About this Book
This volume is the product of a mutually enriching collaboration between Indigenous leaders, other social activists and scholars from a wide range of disciplines. It explores what is happening today to Indigenous peoples as they are inevitably enmeshed in the remorseless expansion of the modern economy and development, subject to the pressures of the marketplace and government. It is particularly timely, given the growing criticism of free-market capitalism, and of development.

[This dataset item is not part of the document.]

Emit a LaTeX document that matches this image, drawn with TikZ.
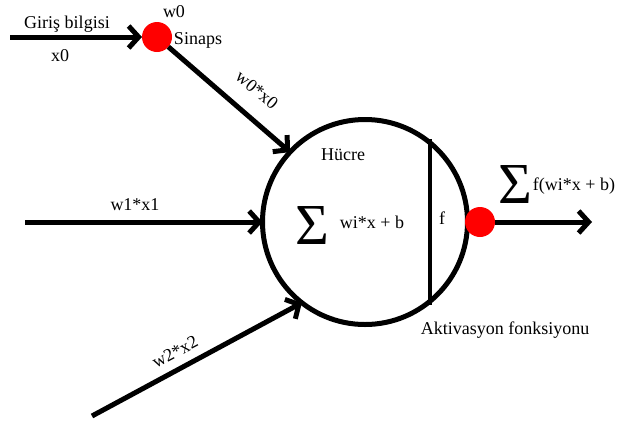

The volume assembles a rich diversity of statements, case studies of specific struggles and situations, and wider thematic explorations. All start from the fact that Indigenous peoples are actors, not victims. The accounts come primarily from North America, and particularly the Cree, the Haudenosaunee (Iroquois) and Chippewa–Ojibwe peoples who straddle the US/Canadian border. There are also studies of Indigenous peoples from South America, and even from the former Soviet Union.
The intellectual focus is on the complex relationships that develop between Indigenous peoples, civil society and the environment in the context of market- and state-mandated development. The volume shows how the boundaries between Indigenous peoples’ organizations, civil society, the state, markets, development and the environment are ambiguous and constantly changing. It is this fact that lies at the heart of the political possibility of local agency, but also, ironically, of the possibility of undermining it.
The volume seeks to capture these complex, power-laden, often contradictory features of Indigenous agency and relationships. It shows how peoples do not just resist or react to the pressures of market and state, but also sustain ‘life projects’ of their own which embody local history and incorporate visions and strategies for enhancing their social and economic ways of living and their relationships to state and markets.
Mario Blaser is an Argentinian–Canadian anthropologist who has worked and collaborated on a variety of endeavours undertaken by the Yshiro people since 1991. His scholarly work focuses on exploring the epistemological and political possibilities of non-modern ways of knowing.
Harvey A. Feit is Professor of Anthropology at McMaster University, Ontario. He was an adviser to the Grand Council of the Crees during their 1972–78 treaty process. His research is on how Cree epistemology shapes conservation practices and how these inform political relationships.
Glenn McRae is an applied anthropologist who has worked extensively throughout the United States, India, South Africa, Southeast Asia and Latin America as an environmental consultant. He has a Ph.D. from the Union Institute and University, and teaches at the University of Vermont.